In a world without QI, police officers would be responsible not just for their own criminality, but for their own civil liability. Individual officers would need to be individually bonded, purchasing malpractice insurance just like doctors (and lawyers, and plumbers, and tree-trimming guys, and all kinds of contractors whose screw-ups might cause you harm). They would be on the hook themselves for their misconduct. Just like you are.
The Local Angle
What does any of this mean here in Riverside County? Well, we’ve got a sheriff’s department and a host of city police departments that can hide behind QI just like the Memphis cops can. Maybe it’s time for that to get looked at here.

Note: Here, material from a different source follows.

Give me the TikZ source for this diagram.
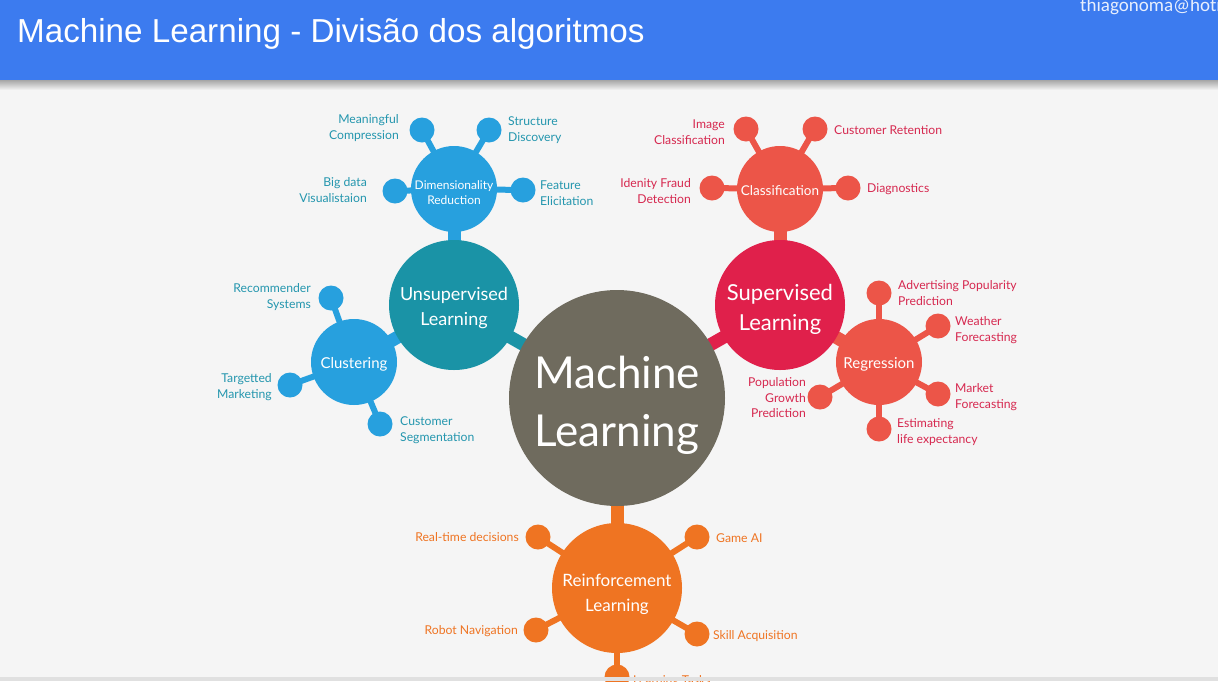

Credit where it’s due: Sheriff Bianco was quick to denounce Nichols’s death and call for the prosecution of the officers involved. That’s good, but it’s also easy to do when it’s happening “over there.” It’s much harder to do that when it’s happening right here. Calling for accountability from “those officers” is easy. Looking a real person in the eye and demanding he be accountable is hard in our modern age.
The police shoot people in Riverside County and its cities on a regular basis. The police conduct shadowy operations and raids on a regular basis. All that behavior must be transparent, so that bad actors can be held accountable. If it can’t be made transparent, it’s too dangerous for “the system” to be trusted with it.

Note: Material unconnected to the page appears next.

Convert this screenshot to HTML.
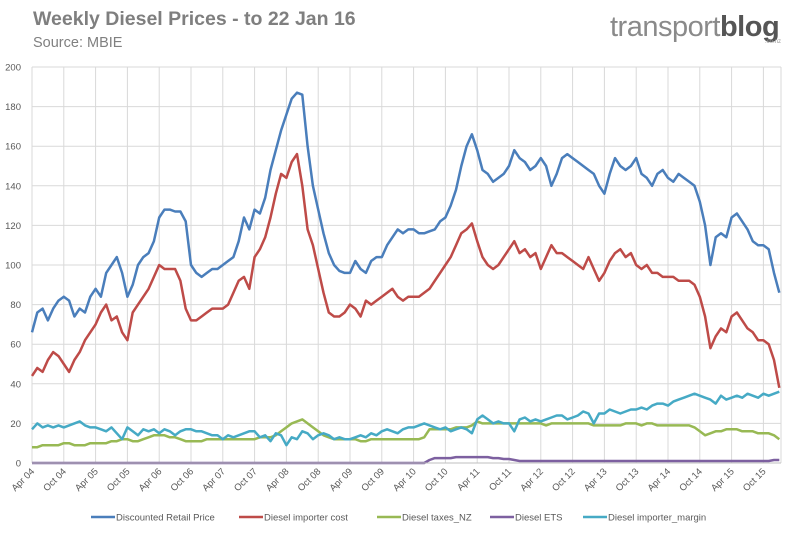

And this transparency is as much a protection to the good cops as it is to the normal people victimized by bad cops. Riverside County Deputy Sheriff Isaiah Cordero was shot and killed recently by a violent felon who should have still been in jail. Cordero’s killer was enabled by “the system” every bit as much as the six monsters who executed Tyre Nichols. “The system” allows individuals (be it the Memphis cops or a San Bernardino judge) to escape responsibility for all but the most heinous deeds. It’s going to take all of us pushing hard for maximum transparency to start correcting that. Libertarian National Committee Chair Angela McArdle has even more thoughts on this.
Calendar Notes
LPCA 2023 Convention 2/17-19/23. Held this year in Sacramento, this is the annual state officer election and business meeting. It also has a raft of great speakers every year. This year includes Spike Cohen, Larry Sharpe, and Connor Boyack. The full schedule is here. Most of the RCLP Executive Committee are going, and we’ll share a report of the highlights once we get back and get our thoughts together.

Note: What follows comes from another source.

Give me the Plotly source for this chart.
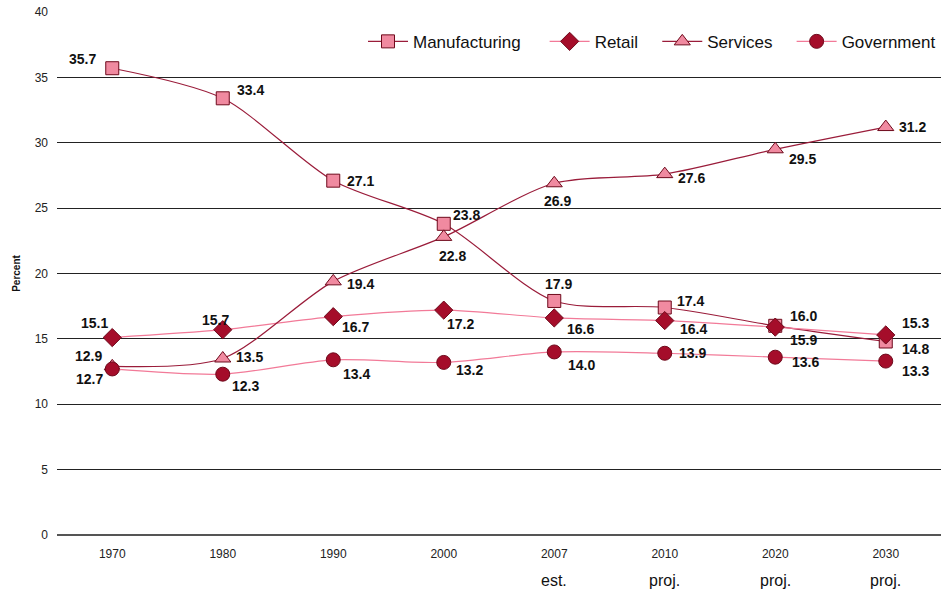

Closing Thoughts from the Chair
There’s a lot in this newsletter about government transparency. But what does that mean for you, a normal libertarian (or libertarian-leaning) citizen of Riverside County? What can you do about “the system”? I invite you to become a Liberty Lookout in your community. You have an opportunity (and some might say responsibility or even duty) as a citizen to be part of the transparency that government requires. It has to be watched by somebody, and you need to be one of those somebodies. Find a local government institution that interests you and shadow it. Maybe read your city council’s agendas, or watch your school board meetings. Figure out what the water board even is. Pick something, and become the liberty lookout that watches it for trouble. As you find that group doing something stupid (and you will) contact us, and let’s see if we can work together to make some noise about it.
It takes everybody in the village to make sure nobody becomes the village tyrant.